3 Bright Young Stars To Know From London Fashion Week

There is a lot to be said for young talent in the design world, especially when it comes to those looking to break into the London fashion scene. More so than the other mainstays (Paris, Milan, and New York), the focus on who's next, who's going to disrupt the mold, and who's creating clothing that isn't just fabric, but true art, sits heavily.

This notion was no more true than in the glorious stone hall of the Tate Britain early saturday morning, where three young stars — Richard Malone, Caitlin Price, and A.V. Robertson — were poised to host their first full-fledged runway shows. All received critical and commercial acclaim last season, winning the unofficial award of most 'grammed presentations. But how would their vision translate at such a grand setting for Lulu Kennedy's fall/winter 2016 Fashion East event?
First up was Richard Malone, making his second Fashion East outing. The opening look — a heavy, knitted pinafore dress that swept the ground — set the tone. Swimming-pool blues and sunshine yellows were the colors of choice, laid out in Brighton beach deck-chair stripes. It was a rather summery affair in all, but the technical yarns and layering made the collection a feasible winter offering. And hey, this is fashion, after all, and practicality rarely comes into play.
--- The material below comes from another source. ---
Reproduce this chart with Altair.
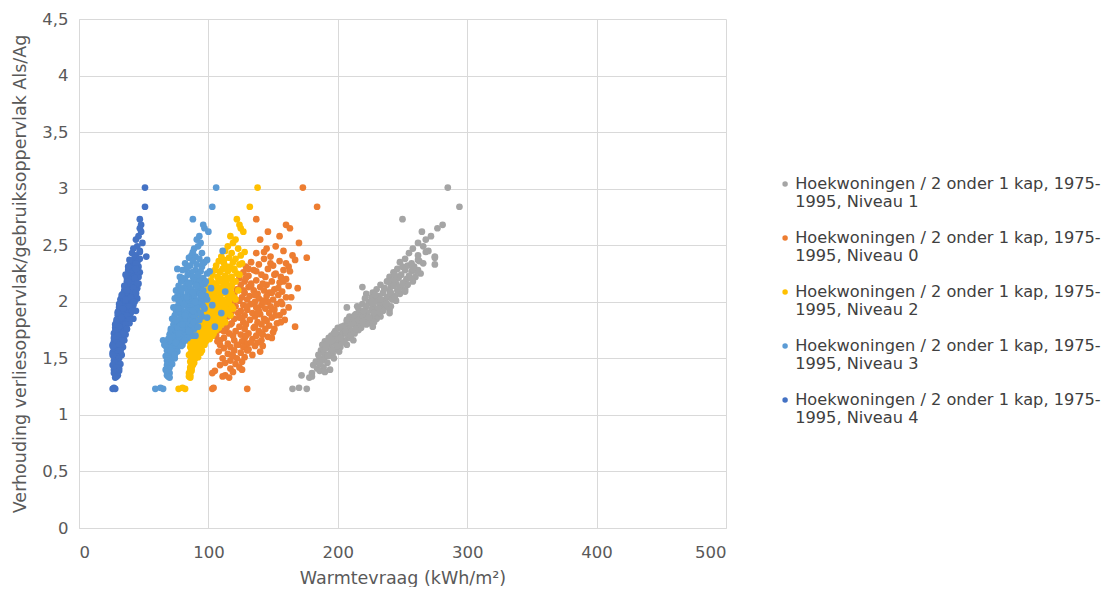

We were particularly taken, though, by the gentle ruffles on the backs of the garments, offering a cheeky peek of flesh; the turquoise zebra prints (inspired by Malone's godmother's outfit choice for his Holy Communion); and the modern, woolly fisherman overalls. Malone, a recipient of the LVMH Grand Prix scholarship, knows how to create an elegant and refined edit (as well as some seriously covetable footwear). There's no doubt those snowy white booties will be everywhere come next January.
Next was designer Caitlin Price. Having made a name for herself with super-luxe tracksuit-inspired clubwear, she presented a collection that was deeply enmeshed in nostalgia for London's early noughties garage scene. As the first model stepped out to Burial with a facial piercing, bare midriff, and track pants paired with a pink bustier, we saw Price take what she does best to the next level.

Flashes of colored silk and white fur adorned sportswear pieces and bubblegum pink jackets and skirts proved to be a cheeky take on the '90s office suit. The wonderfully cut black trousers with sashes dangling below and floor-dusting skirts arguably stole the show. As for the accessories, models carried mini bucket bags, wore Nikes, and had super-sized heart-shaped padlock necklaces (that looked like cartoonish versions of the Tiffany & Co. versions we pined for in middle school) tied around their necks.

The final look — a tongue-in-cheek take on a '90s bridal look — came in the form of a cropped white puffer jacket and billowing skirt. The image will, no doubt, flood your Instagram feed.
The last collection — and arguably the most anticipated (given the fact that Marc Jacobs was perched in the front row) — came courtesy of Amie Robertson, the designer behind A.V. Robertson and a protégé of Jacobs. With the help of top models Edie Campbell, Lineisy Montero, Anna Cleveland, Molly Bair, and Georgia May Jagger, she sent a gloriously glamorous girl down the runway with one simple message: Sit up and pay attention.

Inspired by extraterrestrial existence, the collection featured bold green knits, striped dresses and skirts with little embellishments, and purple satin blouses covered in a light dusting of "alien spores" (a.k.a. a cluster of winking crystals.) Despite the elegance factor, blazers hung off models' shoulders and tops gaped at the seams, presenting a kind of undone, disheveled magic.

With a collection (and It-Girl crew) like this, it's no surprise that Marc Jacobs nodded his head in approval. Well, he wasn't the only one who was impressed.